Document Type: Conference Proceedings
Master Student, Medical Physics and Biomedical Engineering Department, Tehran University of Medical Sciences, Tehran, Iran
Assistant Professor, Medical Physics and Biomedical Engineering, Department, Tehran University of Medical Sciences, Tehran, Iran
Full Professor, Medical Physics and Biomedical Engineering, Department, Tehran University of Medical Sciences, Tehran, Iran
Introduction: Stereotactic radiosurgery (SRS) is one of the conformal radiotherapy methods and Gamma Knife is a non-invasive SRS technique to treat intracranial lesions with 201 Co- 60 sources without need to surgery and bleeding. Beam penumbra phenomenon leads to irradiation outside the field and normal tissues. Therefore, considering it is momentous to attain the acceptable treatment plan.
Materials and Methods: In this study, Gamma Knife unit was modeled using EGSnrc/BEAMnrc Monte Carlo code. SDD (Source to Diaphragm Distance) parameter that is one of the affecting factors on physical penumbra width was studied. For this purpose, SDD was increased for 4, 8, 14 and 18 mm collimator sizes in five steps and each step as much as one centimeter. Single beam profiles were calculated using EGSnrc/DOSXYZnrc code at isocentre depth in a cubic Plexiglas phantom. MATLAB and EXCEL software were used to plot profiles and measure physical penumbra width
Results: Based on the results, physical penumbra width (90%-50%) does not show a regular trend with increasing SDD. This may be attributed to scatter radiation which is due to the low distance between the Gamma Knife collimator end and phantom surface.
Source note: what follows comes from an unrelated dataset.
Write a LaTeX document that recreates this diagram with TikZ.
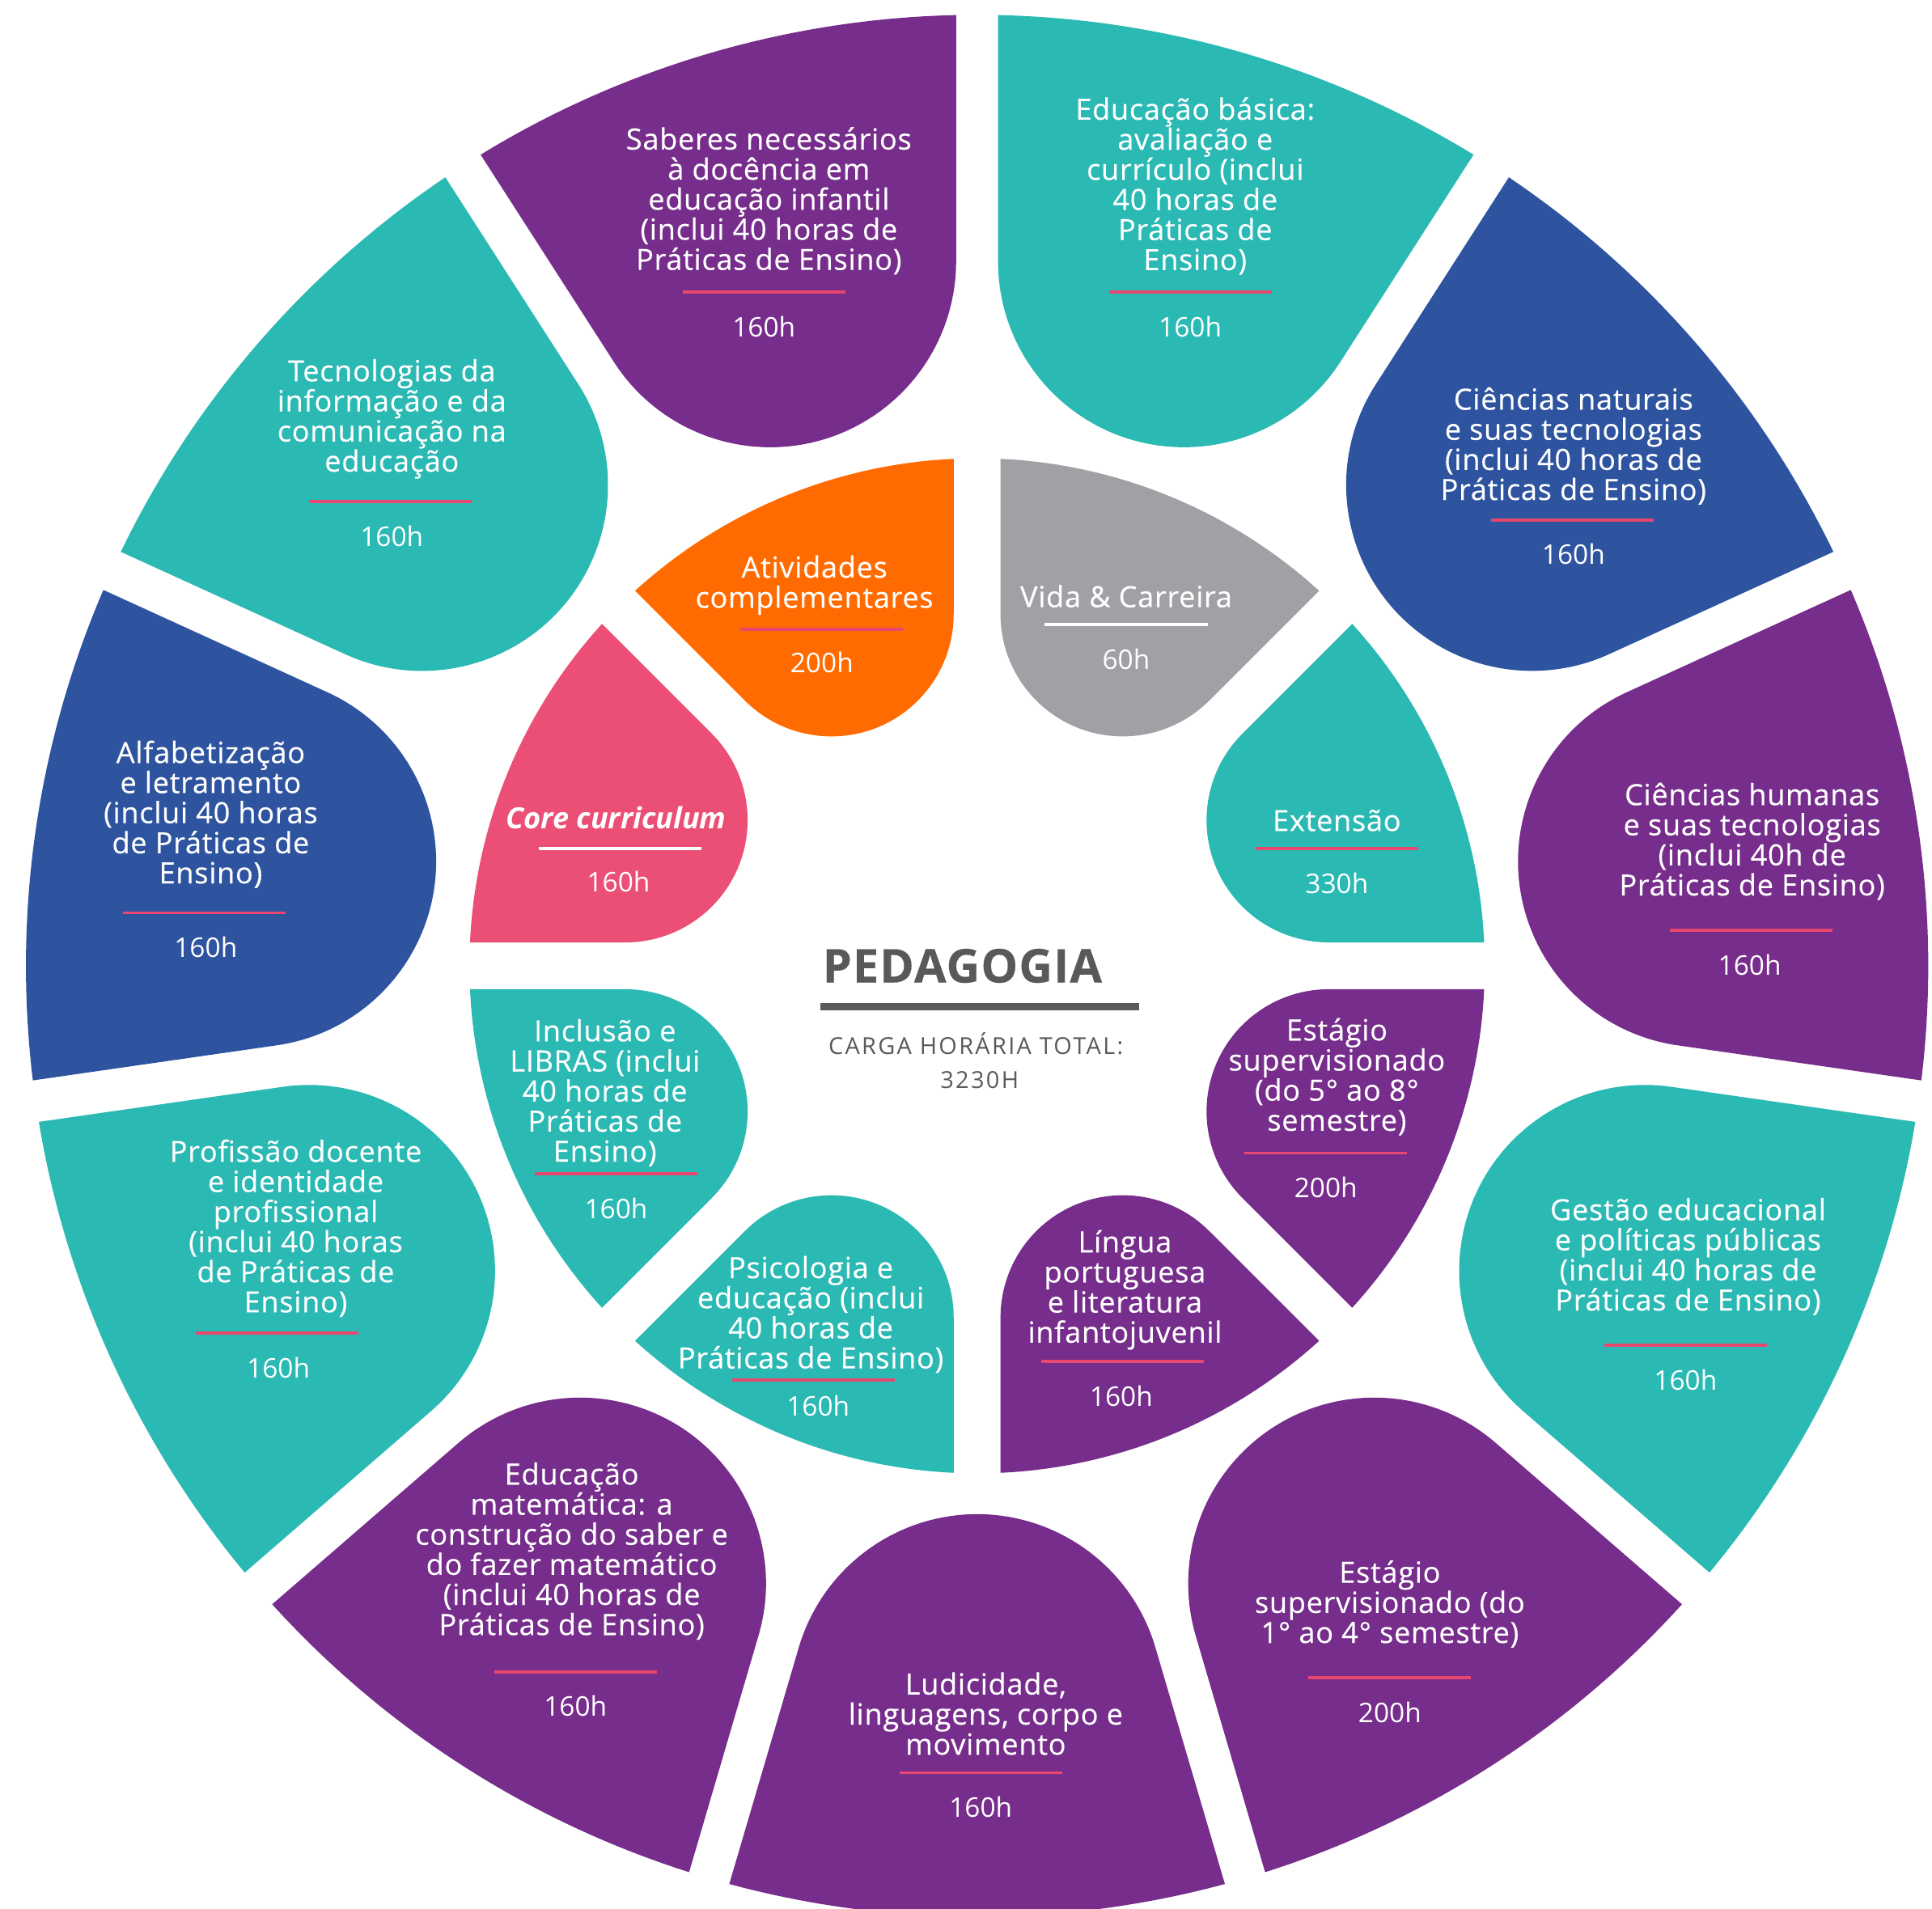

Best results were observed for 4 and 8 mm collimators in 1 cm increase in which penumbra width decreased from 0.785 and 0.790 mm to 0.749 and 0.736 mm for 4 and 8 mm collimator sizes, respectively.
Conclusion: It is recommended to increase SDD of Gamma Knife 4C around 1 centimeter to reduce penumbra width for small tumor sizes located near the critical nerves.